In the code above, we’ve built a subscriber that logs formatted representations of tracing events and sets the level to TRACE, which captures all the details about the behavior of the application and enables error, warn, info, and debug levels.

The result should look like this:

2022-05-04T23:30:02.401492Z INFO tracing_examples: We've got 3 teams! number_of_teams=3

You can easily integrate with OpenTelemetry using this tracing telemetry crate. There is a lot more you can do with tracing, too. Check out the docs for more information and examples.

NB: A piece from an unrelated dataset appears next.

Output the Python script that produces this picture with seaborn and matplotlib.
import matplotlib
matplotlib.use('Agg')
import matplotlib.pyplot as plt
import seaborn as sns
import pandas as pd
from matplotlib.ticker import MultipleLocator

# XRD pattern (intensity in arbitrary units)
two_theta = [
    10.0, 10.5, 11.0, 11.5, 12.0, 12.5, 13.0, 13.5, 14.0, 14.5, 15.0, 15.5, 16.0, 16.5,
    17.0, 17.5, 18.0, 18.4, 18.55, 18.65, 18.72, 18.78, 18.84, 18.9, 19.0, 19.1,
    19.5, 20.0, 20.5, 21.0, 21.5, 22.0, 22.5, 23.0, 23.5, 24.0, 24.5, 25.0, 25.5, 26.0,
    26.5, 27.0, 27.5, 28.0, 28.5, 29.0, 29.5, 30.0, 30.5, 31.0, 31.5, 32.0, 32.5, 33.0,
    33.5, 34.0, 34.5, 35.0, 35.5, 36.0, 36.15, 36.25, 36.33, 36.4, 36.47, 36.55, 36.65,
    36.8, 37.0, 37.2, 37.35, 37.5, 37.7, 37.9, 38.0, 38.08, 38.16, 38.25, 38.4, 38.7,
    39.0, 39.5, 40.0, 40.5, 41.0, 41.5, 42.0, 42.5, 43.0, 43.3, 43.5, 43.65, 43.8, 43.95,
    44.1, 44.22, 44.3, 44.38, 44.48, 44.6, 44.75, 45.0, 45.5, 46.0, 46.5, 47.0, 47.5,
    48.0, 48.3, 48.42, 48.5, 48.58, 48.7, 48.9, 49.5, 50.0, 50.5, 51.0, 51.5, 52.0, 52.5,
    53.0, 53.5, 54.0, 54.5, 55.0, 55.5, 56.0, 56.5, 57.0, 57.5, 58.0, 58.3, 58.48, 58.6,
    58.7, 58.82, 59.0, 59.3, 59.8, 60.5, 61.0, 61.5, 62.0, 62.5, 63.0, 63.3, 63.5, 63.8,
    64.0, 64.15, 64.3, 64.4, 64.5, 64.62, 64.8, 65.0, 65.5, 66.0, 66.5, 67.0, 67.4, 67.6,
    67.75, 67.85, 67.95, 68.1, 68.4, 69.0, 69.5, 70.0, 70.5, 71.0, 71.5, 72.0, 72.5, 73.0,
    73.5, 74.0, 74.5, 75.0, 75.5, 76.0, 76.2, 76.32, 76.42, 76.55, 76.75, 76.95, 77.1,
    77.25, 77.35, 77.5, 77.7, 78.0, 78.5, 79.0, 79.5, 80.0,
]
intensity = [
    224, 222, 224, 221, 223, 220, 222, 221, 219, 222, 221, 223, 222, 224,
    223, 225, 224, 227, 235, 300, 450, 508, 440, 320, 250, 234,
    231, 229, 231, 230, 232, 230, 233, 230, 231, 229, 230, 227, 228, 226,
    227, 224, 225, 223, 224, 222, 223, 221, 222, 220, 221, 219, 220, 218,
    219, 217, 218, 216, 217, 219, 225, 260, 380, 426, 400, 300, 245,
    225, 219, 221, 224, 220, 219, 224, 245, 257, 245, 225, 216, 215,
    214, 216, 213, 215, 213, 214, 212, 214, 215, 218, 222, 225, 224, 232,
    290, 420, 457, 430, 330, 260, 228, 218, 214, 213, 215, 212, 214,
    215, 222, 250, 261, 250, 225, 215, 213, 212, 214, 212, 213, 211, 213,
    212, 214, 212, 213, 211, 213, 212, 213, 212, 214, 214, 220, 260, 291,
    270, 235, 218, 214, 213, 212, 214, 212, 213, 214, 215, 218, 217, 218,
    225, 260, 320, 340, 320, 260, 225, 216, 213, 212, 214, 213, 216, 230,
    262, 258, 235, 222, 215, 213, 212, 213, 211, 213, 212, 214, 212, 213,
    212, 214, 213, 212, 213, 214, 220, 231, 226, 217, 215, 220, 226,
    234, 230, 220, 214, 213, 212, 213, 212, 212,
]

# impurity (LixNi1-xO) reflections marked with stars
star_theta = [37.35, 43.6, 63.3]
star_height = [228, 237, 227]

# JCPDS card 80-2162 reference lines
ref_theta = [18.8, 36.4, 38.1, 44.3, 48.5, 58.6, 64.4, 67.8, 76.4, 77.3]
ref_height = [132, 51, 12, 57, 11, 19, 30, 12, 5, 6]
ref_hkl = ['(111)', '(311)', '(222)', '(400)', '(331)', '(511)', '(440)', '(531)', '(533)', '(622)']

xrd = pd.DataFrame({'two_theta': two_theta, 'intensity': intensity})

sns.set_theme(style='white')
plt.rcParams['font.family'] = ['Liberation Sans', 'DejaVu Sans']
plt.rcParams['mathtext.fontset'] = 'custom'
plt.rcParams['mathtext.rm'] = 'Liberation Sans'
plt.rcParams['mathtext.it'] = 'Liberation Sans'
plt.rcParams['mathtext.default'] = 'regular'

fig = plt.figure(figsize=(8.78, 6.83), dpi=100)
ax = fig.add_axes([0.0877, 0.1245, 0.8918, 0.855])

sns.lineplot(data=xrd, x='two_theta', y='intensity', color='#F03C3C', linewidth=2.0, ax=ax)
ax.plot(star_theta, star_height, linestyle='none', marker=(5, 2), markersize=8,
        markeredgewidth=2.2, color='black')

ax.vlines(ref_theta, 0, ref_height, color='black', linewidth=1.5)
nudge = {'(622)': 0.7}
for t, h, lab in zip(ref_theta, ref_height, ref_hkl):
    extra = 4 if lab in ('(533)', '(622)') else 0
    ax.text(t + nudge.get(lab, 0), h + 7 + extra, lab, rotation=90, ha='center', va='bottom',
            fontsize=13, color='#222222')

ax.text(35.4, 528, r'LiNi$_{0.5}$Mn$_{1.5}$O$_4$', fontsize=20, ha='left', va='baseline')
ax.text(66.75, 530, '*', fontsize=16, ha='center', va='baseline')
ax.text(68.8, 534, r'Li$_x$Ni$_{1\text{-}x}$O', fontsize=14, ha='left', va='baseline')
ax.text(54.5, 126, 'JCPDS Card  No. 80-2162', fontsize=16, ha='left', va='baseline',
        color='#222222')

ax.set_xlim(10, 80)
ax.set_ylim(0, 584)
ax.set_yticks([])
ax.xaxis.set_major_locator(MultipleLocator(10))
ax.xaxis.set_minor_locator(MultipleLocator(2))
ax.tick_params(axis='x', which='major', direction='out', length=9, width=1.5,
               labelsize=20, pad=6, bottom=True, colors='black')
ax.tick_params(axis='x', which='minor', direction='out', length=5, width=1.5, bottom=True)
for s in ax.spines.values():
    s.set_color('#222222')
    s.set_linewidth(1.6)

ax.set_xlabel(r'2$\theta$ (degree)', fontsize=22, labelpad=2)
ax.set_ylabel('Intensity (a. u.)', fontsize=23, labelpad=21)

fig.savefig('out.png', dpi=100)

Alternatives to Rust log and tracing libraries

Slog, just like log, is an extensible logging library for Rust. It intends to be a superset for the standard log crate. However, unlike the log crate, it’s a little more difficult to work with. Here is an example of how you can log to the terminal; code is adapted from the docs.

#[macro_use]
extern crate slog;
extern crate slog_term;
extern crate slog_async;

use slog::Drain;

fn main() {
 let decorator = slog_term::TermDecorator::new().build();
 let drain = slog_term::FullFormat::new(decorator).build().fuse();
 let drain = slog_async::Async::new(drain).build().fuse();

 let _log = slog::Logger::root(drain, o!());
}

As you can see, this isn’t as straightforward as the standard log crate because there is no publicly available tracing alternative in the Rust ecosystem. If you know of anyone, you could share with us in the comment section.

Conclusion

No software is perfect. No one writes code and lets it run with the intention that everything will just work for eternity, and you should expect some unexpected things to happen. You should set up logging and tracing to help you monitor your application, track down bugs, and fix them before your users come yelling at you.